Only a humming noise can be heard when an electric car accelerates. Quietly, but unstoppably, electro-mobility is picking up speed worldwide. Not audible at all, but at least just as important: no exhaust gases harm the environment – if the electricity used for ‘refuelling’ is produced from renewable energy.
It is a market of the future: in 2015, 550,000 purely electric vehicles and around twice as many hybrid vehicles were registered worldwide. Demand is growing, vehicle manufacturers are booming and hence battery producers too, because the batteries, alongside the electric motor, are the heart of the e-car. Around 30 to 40 per cent of the added value on purely electric vehicles is accounted for by the battery.
New factories are being built across the world and automation is in high demand: from the production of the electrodes and the cell through to the assembly of the battery module. Among other things, standard handling systems are used, which must not damage or contaminate the sensitive lithium-ion cells during the production process. The production environment of lithium-ion batteries poses further special challenges for automation technology: it must be clean and have low humidity.
One of the major challenges is foreign metals, especially copper. The precious metal is a key alloy component of brass leads, as used, for example, in electric drives. Due to friction, abraded particles in tiny amounts can get into the environment. If copper particles contaminate the surface of electrodes, even the smallest quantities can lead to an unwelcome chemical reaction in the battery. Tiny needles are formed, which damage the sensitive separator membrane inside the battery and can trigger a short circuit. The second challenge is air humidity: if the electrolyte, in other words the fluid in the battery, which is used to store energy, absorbs moisture from the air, this reduces its performance significantly.

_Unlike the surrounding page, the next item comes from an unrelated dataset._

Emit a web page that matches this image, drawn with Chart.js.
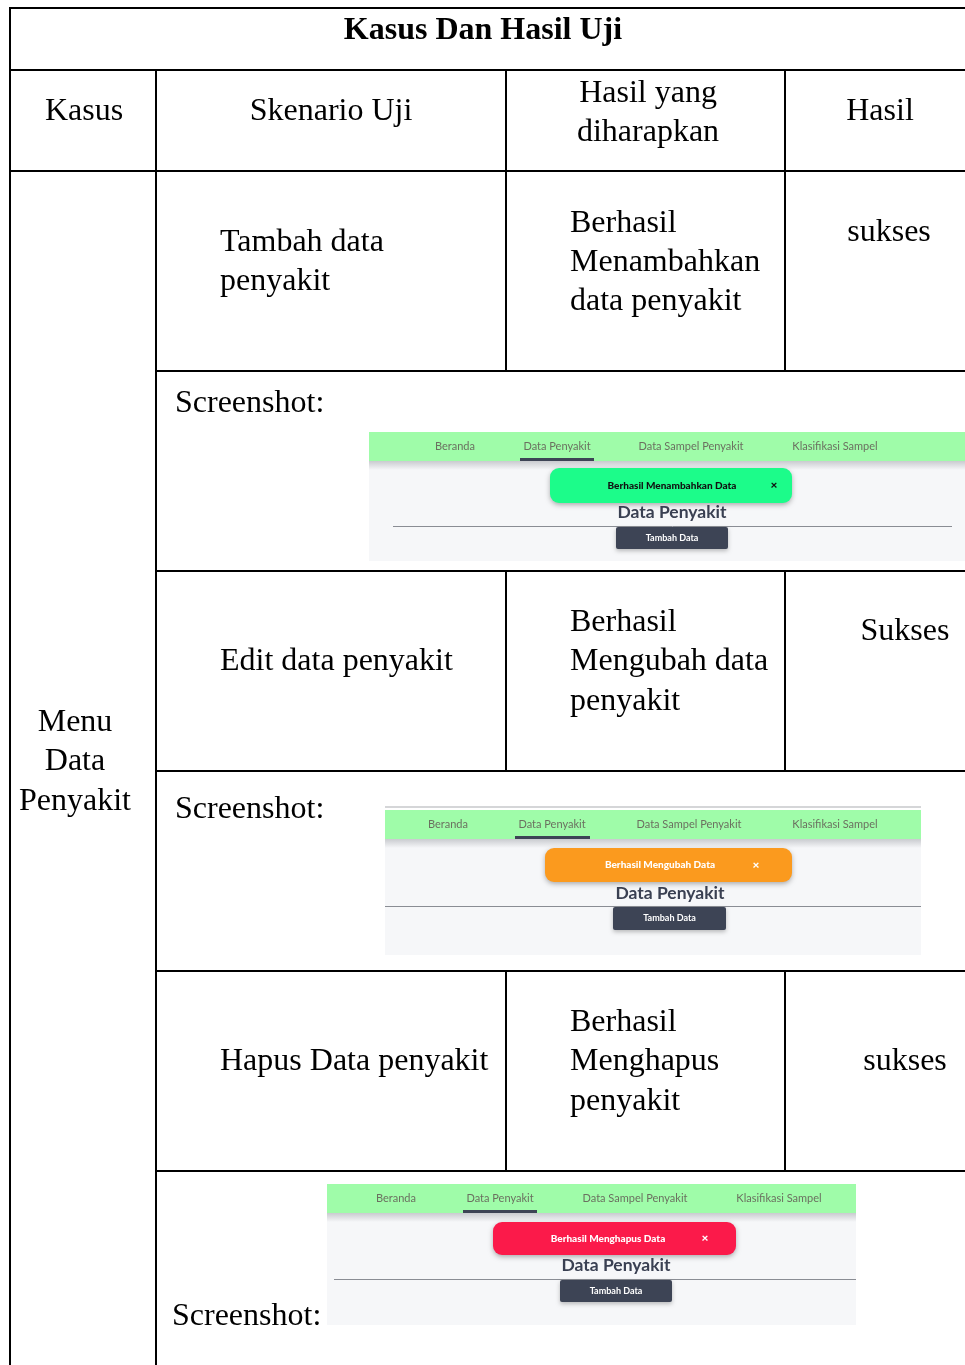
<!DOCTYPE html>
<html>
<head>
<meta charset="utf-8">
<script src="https://cdn.jsdelivr.net/npm/chart.js@4.4.1/dist/chart.umd.min.js"></script>
<style>
  body { margin: 0; background: #fff; }
  #wrap { width: 965px; height: 1365px; position: relative; }
</style>
</head>
<body>
<div id="wrap"><canvas id="tableChart"></canvas></div>
<script>
// table content
const title = "Kasus Dan Hasil Uji";
const headers = ["Kasus", "Skenario Uji", "Hasil yang\ndiharapkan", "Hasil"];
const caseName = ["Menu", "Data", "Penyakit"];
const scenarios = [["Tambah data", "penyakit"], ["Edit data penyakit"], ["Hapus Data penyakit"]];
const expected = [
  ["Berhasil", "Menambahkan", "data penyakit"],
  ["Berhasil", "Mengubah data", "penyakit"],
  ["Berhasil", "Menghapus", "penyakit"]
];
const results = ["sukses", "Sukses", "sukses"];
const navItems = ["Beranda", "Data Penyakit", "Data Sampel Penyakit", "Klasifikasi Sampel"];
const toastMessages = ["Berhasil Menambahkan Data", "Berhasil Mengubah Data", "Berhasil Menghapus Data"];
const toastColors = ["#1cfc8a", "#fb9a1e", "#fb1a4a"];
const toastTextColors = ["#111", "#fff", "#fff"];

const SERIF = '"Liberation Serif", "Times New Roman", serif';
const SANS = 'Lato, "Open Sans", sans-serif';

// layout
const colX = [10, 156, 506, 785, 965];
const rowY = [8, 70, 171, 371, 571, 771, 971, 1171, 1365];
const scenarioY = [[240, 279], [659], [1059]];
const expectedY = [[221, 260, 299], [620, 659, 699], [1020, 1059, 1099]];
const resultPos = [[889, 230], [905, 629], [905, 1059]];
const shotLabel = [[175, 401], [175, 807], [172, 1314]];
const shots = [
  { x: 369, y: 432, w: 596, h: 129, top: 0, nav: [455, 557, 691, 835], ul: [520, 594], toast: [550, 468, 242, 35], tx: 672, cx: 774, head: [672, 512], line: [393, 952, 526], btn: [616, 527, 112, 22] },
  { x: 385, y: 806, w: 536, h: 149, top: 4, nav: [448, 552, 689, 835], ul: [515, 590], toast: [545, 848, 247, 34], tx: 660, cx: 756, head: [670, 893], line: [385, 921, 906], btn: [613, 907, 113, 23] },
  { x: 327, y: 1184, w: 529, h: 141, top: 0, nav: [396, 500, 635, 779], ul: [463, 537], toast: [493, 1222, 243, 33], tx: 608, cx: 705, head: [616, 1265], line: [334, 856, 1279], btn: [560, 1280, 112, 22] }
];

function roundRect(ctx, x, y, w, h, r) {
  ctx.beginPath();
  ctx.moveTo(x + r, y);
  ctx.arcTo(x + w, y, x + w, y + h, r);
  ctx.arcTo(x + w, y + h, x, y + h, r);
  ctx.arcTo(x, y + h, x, y, r);
  ctx.arcTo(x, y, x + w, y, r);
  ctx.closePath();
}

const tablePlugin = {
  id: "tablePlugin",
  afterDraw(chart) {
    const ctx = chart.ctx;
    const sx = chart.scales.x, sy = chart.scales.y;
    const X = v => sx.getPixelForValue(v);
    const Y = v => sy.getPixelForValue(v);
    ctx.save();

    // screenshots
    shots.forEach((s, i) => {
      const ny = s.y + s.top;
      ctx.fillStyle = "#f6f7f9";
      ctx.fillRect(X(s.x), Y(s.y), s.w, s.h);
      if (s.top) {
        ctx.fillStyle = "#fff";
        ctx.fillRect(X(s.x), Y(s.y), s.w, s.top);
        ctx.fillStyle = "#d5d6d8";
        ctx.fillRect(X(s.x), Y(s.y), s.w, 2);
      }
      ctx.fillStyle = "#9ffca9";
      ctx.fillRect(X(s.x), Y(ny), s.w, 29);
      const g = ctx.createLinearGradient(0, Y(ny + 29), 0, Y(ny + 38));
      g.addColorStop(0, "#c9cbcf");
      g.addColorStop(1, "#f6f7f9");
      ctx.fillStyle = g;
      ctx.fillRect(X(s.x), Y(ny + 29), s.w, 9);
      ctx.font = "11px " + SANS;
      ctx.fillStyle = "#6b7060";
      ctx.textAlign = "center";
      ctx.textBaseline = "middle";
      navItems.forEach((n, k) => ctx.fillText(n, X(s.nav[k]), Y(ny + 14)));
      ctx.fillStyle = "#3d4455";
      ctx.fillRect(X(s.ul[0]), Y(ny + 26), s.ul[1] - s.ul[0], 3);

      const t = s.toast;
      ctx.shadowColor = "rgba(0,0,0,0.3)";
      ctx.shadowBlur = 5;
      ctx.shadowOffsetY = 2;
      ctx.fillStyle = toastColors[i];
      roundRect(ctx, X(t[0]), Y(t[1]), t[2], t[3], 9);
      ctx.fill();
      ctx.shadowColor = "transparent";
      ctx.fillStyle = toastTextColors[i];
      ctx.font = "900 10px " + SANS;
      ctx.fillText(toastMessages[i], X(s.tx), Y(t[1] + t[3] / 2));
      ctx.font = "900 12px " + SANS;
      ctx.fillText("\u00d7", X(s.cx), Y(t[1] + t[3] / 2));

      ctx.fillStyle = "#3a4052";
      ctx.font = "bold 17.5px " + SANS;
      ctx.fillText("Data Penyakit", X(s.head[0]), Y(s.head[1]));
      ctx.strokeStyle = "#8a8d94";
      ctx.lineWidth = 1;
      ctx.beginPath();
      ctx.moveTo(X(s.line[0]), Y(s.line[2]) + 0.5);
      ctx.lineTo(X(s.line[1]), Y(s.line[2]) + 0.5);
      ctx.stroke();
      const b = s.btn;
      ctx.shadowColor = "rgba(0,0,0,0.25)";
      ctx.shadowBlur = 4;
      ctx.shadowOffsetY = 2;
      ctx.fillStyle = "#3d4455";
      roundRect(ctx, X(b[0]), Y(b[1]), b[2], b[3], 2);
      ctx.fill();
      ctx.shadowColor = "transparent";
      ctx.fillStyle = "#fff";
      ctx.font = "bold 9px " + SANS;
      ctx.fillText("Tambah Data", X(b[0] + b[2] / 2), Y(b[1] + b[3] / 2));
    });

    // grid lines
    ctx.strokeStyle = "#000";
    ctx.lineWidth = 2;
    const hl = (x1, x2, y) => { ctx.beginPath(); ctx.moveTo(X(x1), Y(y)); ctx.lineTo(X(x2), Y(y)); ctx.stroke(); };
    const vl = (x, y1, y2) => { ctx.beginPath(); ctx.moveTo(X(x), Y(y1)); ctx.lineTo(X(x), Y(y2)); ctx.stroke(); };
    hl(colX[0] - 1, colX[4], rowY[0]);
    hl(colX[0], colX[4], rowY[1]);
    hl(colX[0], colX[4], rowY[2]);
    for (let r = 3; r < rowY.length - 1; r++) hl(colX[1], colX[4], rowY[r]);
    vl(colX[0], rowY[0], rowY[8]);
    vl(colX[1], rowY[1], rowY[8]);
    [colX[2], colX[3]].forEach(x => {
      vl(x, rowY[1], rowY[2]);
      vl(x, rowY[2], rowY[3]);
      vl(x, rowY[4], rowY[5]);
      vl(x, rowY[6], rowY[7]);
    });

    // text (dy nudges the middle baseline onto the visual centre)
    const dy = 2.5;
    const T = (s, x, y) => ctx.fillText(s, X(x), Y(y + dy));
    ctx.fillStyle = "#000";
    ctx.textBaseline = "middle";
    ctx.textAlign = "center";
    ctx.font = "bold 32px " + SERIF;
    T(title, 483, 28);
    ctx.font = "32px " + SERIF;
    T(headers[0], 84, 109);
    T(headers[1], 331, 109);
    headers[2].split("\n").forEach((l, k) => T(l, 648, 91 + k * 39));
    T(headers[3], 880, 109);
    caseName.forEach((l, k) => T(l, 75, 720 + k * 39.5));
    results.forEach((r, i) => T(r, resultPos[i][0], resultPos[i][1]));
    ctx.textAlign = "left";
    scenarios.forEach((lines, i) => lines.forEach((l, k) => T(l, 220, scenarioY[i][k])));
    expected.forEach((lines, i) => lines.forEach((l, k) => T(l, 570, expectedY[i][k])));
    shotLabel.forEach(p => T("Screenshot:", p[0], p[1]));
    ctx.restore();
  }
};

new Chart(document.getElementById("tableChart"), {
  type: "scatter",
  data: { datasets: [{ data: [], pointRadius: 0 }] },
  options: {
    responsive: true,
    maintainAspectRatio: false,
    animation: false,
    layout: { padding: 0 },
    plugins: { legend: { display: false }, tooltip: { enabled: false } },
    scales: {
      x: { type: "linear", min: 0, max: 965, display: false },
      y: { type: "linear", min: 0, max: 1365, reverse: true, display: false }
    }
  },
  plugins: [tablePlugin]
});
</script>
</body>
</html>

Dry room for manufacturing
It does not have to be a clean room, however. For the production of lithium-ion batteries, a so-called dry room is sufficient, where the air is permanently treated and where copper-free automation components are used. Many Festo products are copper-free as standard, for example when the leads are made of plastic materials. The alloy content of copper in the metals is less than six per cent at Festo. In addition, since 2017 Festo has been supplying special components on which all the parts that generate friction are free of copper – for example the guide bearings. Even higher standards are not a problem either: if a battery manufacturer does want to be on the safe side and produce batteries under clean room conditions, Festo’s standard market products fulfil the ISO6/ISO7 clean room conditions as a rule.